Basically, R interprets commands that are sent by the user, and returns an output (which might be nothing). The syntax of the language is close to that of any programming language: we process data associated to variables with the help of dedicated commands (functions).

Note that many additional packages are available on http://cran.r-project.org, and we will use few of them.

RStudio

RStudio offers a clever, non-intrusive, interface to R, including specific panels for the R console, history, workspace, plots, help, packages management.

It now features project management, version control, and it has built-in support for automatic reporting through the Markdown language.

A sample session

Interacting with R

Here is a sample session.

First, we load some data into R:

bs <- read.table(file = "../data/brain_size.dat", 
                 header = TRUE, na.strings = ".")
head(bs, n = 2)
##   Gender FSIQ VIQ PIQ Weight Height MRI_Count
## 1 Female  133 132 124    118   64.5    816932
## 2   Male  140 150 124     NA   72.5   1001121

Rectangular data set

Here is how the data would look under a spreedsheat program:

Variables are arranged in columns, while each line represents an individual (i.e., a statistical unit).

Querying data properties with R

Let's look at some of the properties of the imported data set:

dim(bs)
## [1] 40  7
names(bs)[1:4]
## [1] "Gender" "FSIQ"   "VIQ"    "PIQ"

There are 40 individuals and 7 variables. Variables numbered 1 to 4 are: gender, full scale IQ, verbal IQ, and performance IQ.

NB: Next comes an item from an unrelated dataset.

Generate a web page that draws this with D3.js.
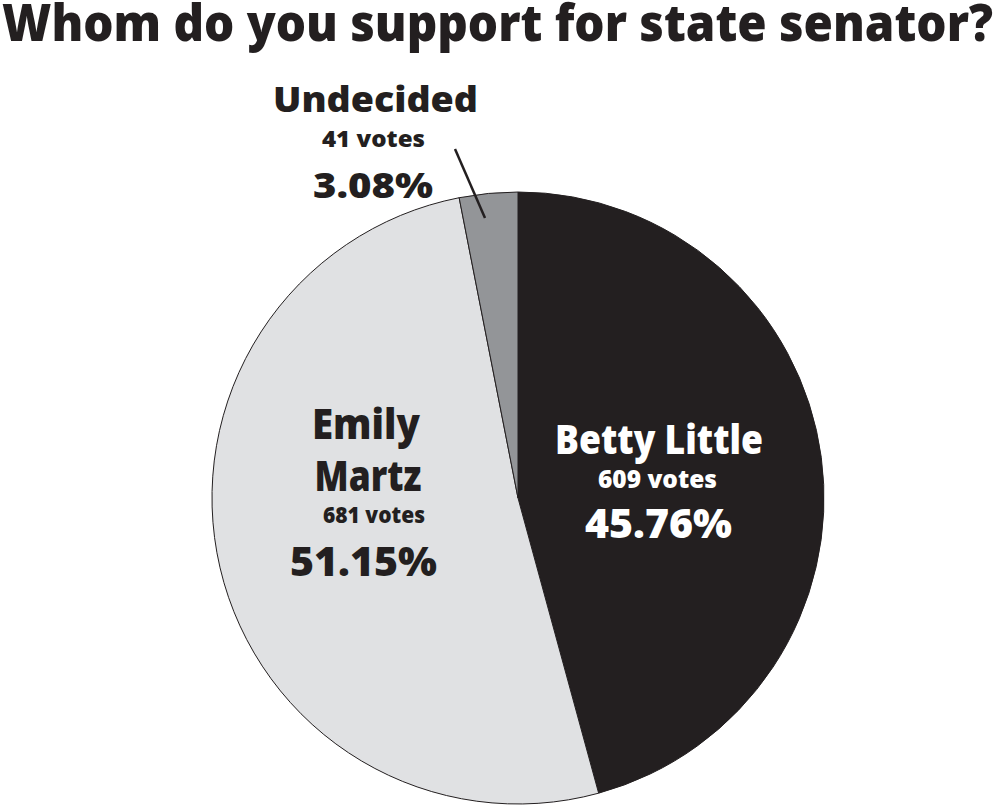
<!DOCTYPE html>
<html>
<head>
<meta charset="utf-8">
<script src="https://cdn.jsdelivr.net/npm/d3@7/dist/d3.min.js"></script>
<style>
  html, body { margin: 0; padding: 0; background: #ffffff; }
  svg { display: block; }
  text { font-family: "Open Sans", "DejaVu Sans", sans-serif; font-weight: 800; }
</style>
</head>
<body>
<svg id="chart" width="1000" height="809"></svg>
<script>
// ---- data ----
const candidates = ["Betty Little", "Emily Martz", "Undecided"];
const votes = [609, 681, 41];
const voteLabels = ["609 votes", "681 votes", "41 votes"];
const percentLabels = ["45.76%", "51.15%", "3.08%"];
const title = "Whom do you support for state senator?";

// ---- styles / layout ----
const sliceColors = ["#231f20", "#e0e1e3", "#939598"];
const textColors = ["#ffffff", "#231f20", "#231f20"];
const ink = "#231f20";
const cx = 518, cy = 498, radius = 306;

const svg = d3.select("#chart");

// title
svg.append("text")
  .attr("x", 2).attr("y", 41)
  .attr("font-size", 51)
  .attr("fill", ink)
  .attr("textLength", 991)
  .attr("lengthAdjust", "spacingAndGlyphs")
  .text(title);

const pie = d3.pie().sort(null).value(d => d.v).startAngle(0).endAngle(2 * Math.PI);
const arcs = pie(candidates.map((c, i) => ({ name: c, v: votes[i], i })));
const arc = d3.arc().innerRadius(0).outerRadius(radius);

const g = svg.append("g").attr("transform", `translate(${cx},${cy})`);
g.selectAll("path.slice")
  .data(arcs)
  .join("path")
  .attr("class", "slice")
  .attr("d", arc)
  .attr("fill", d => sliceColors[d.data.i])
  .attr("stroke", ink)
  .attr("stroke-width", 1);

// leader line for Undecided (annotation)
svg.append("line")
  .attr("x1", 455).attr("y1", 149)
  .attr("x2", 485).attr("y2", 218)
  .attr("stroke", ink)
  .attr("stroke-width", 2.5);

// label layout: lines per candidate: x center, baseline y, font-size, width
const labelLayout = [
  [ // Betty Little
    { t: () => candidates[0], x: 659, y: 454, fs: 41, w: 208 },
    { t: () => voteLabels[0], x: 657.5, y: 488, fs: 24, w: 119 },
    { t: () => percentLabels[0], x: 658.5, y: 538, fs: 40, w: 147 }
  ],
  [ // Emily Martz (two-line name)
    { t: () => candidates[1].split(" ")[0], x: 366, y: 439, fs: 43, w: 108 },
    { t: () => candidates[1].split(" ")[1], x: 368, y: 491, fs: 43, w: 107 },
    { t: () => voteLabels[1], x: 374, y: 523, fs: 23, w: 102 },
    { t: () => percentLabels[1], x: 363.5, y: 576, fs: 40, w: 147 }
  ],
  [ // Undecided
    { t: () => candidates[2], x: 375.5, y: 112, fs: 36, w: 205 },
    { t: () => voteLabels[2], x: 373.5, y: 147, fs: 23, w: 103 },
    { t: () => percentLabels[2], x: 373, y: 198, fs: 36, w: 120 }
  ]
];

labelLayout.forEach((lines, i) => {
  svg.append("g").selectAll("text")
    .data(lines)
    .join("text")
    .attr("x", d => d.x)
    .attr("y", d => d.y)
    .attr("font-size", d => d.fs)
    .attr("text-anchor", "middle")
    .attr("fill", textColors[i])
    .attr("textLength", d => d.w)
    .attr("lengthAdjust", "spacingAndGlyphs")
    .text(d => d.t());
});
</script>
</body>
</html>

Querying data properties with R

Now, here is how observed values for each variable are represented internally:

str(bs, vec.len = 1)
## 'data.frame':    40 obs. of  7 variables:
##  $ Gender   : Factor w/ 2 levels "Female","Male": 1 2 ...
##  $ FSIQ     : int  133 140 ...
##  $ VIQ      : int  132 150 ...
##  $ PIQ      : int  124 124 ...
##  $ Weight   : int  118 NA ...
##  $ Height   : num  64.5 72.5 ...
##  $ MRI_Count: int  816932 1001121 ...

Variables are either numeric (continuous or discrete) or categorical (with ordered or unordered levels). Note that there exist other representations for working with dates, censored variables, or strings.

Testing, organizing, versioning

RStudio greatly facilitates the data analysis workflow: Rather than writing directly R commands in the console, write them in an R script and run the code from the editor.

References

References

[1] J. Chambers. Software for Data Analysis. Programming with R. Springer, 2008.

[2] R. Ihaka and R. Gentleman. "R: A language for data analysis and graphics". In: Journal of Computational and Graphical Statistics 5.3 (1996), pp. 299-314.

[3] R. Peng. "Reproducible Research and Biostatistics". In: Biostatistics 10.3 (2009), pp. 405-408.

[4] M. Selz. La représentativité en statistiques. Vol. 8. Méthodes et Savoirs. Publications de l'INED, 2013.

[5] W. Venables and B. Ripley. Modern Applied Statistics with S. 4th. ISBN 0-387-95457-0. Springer, 2002.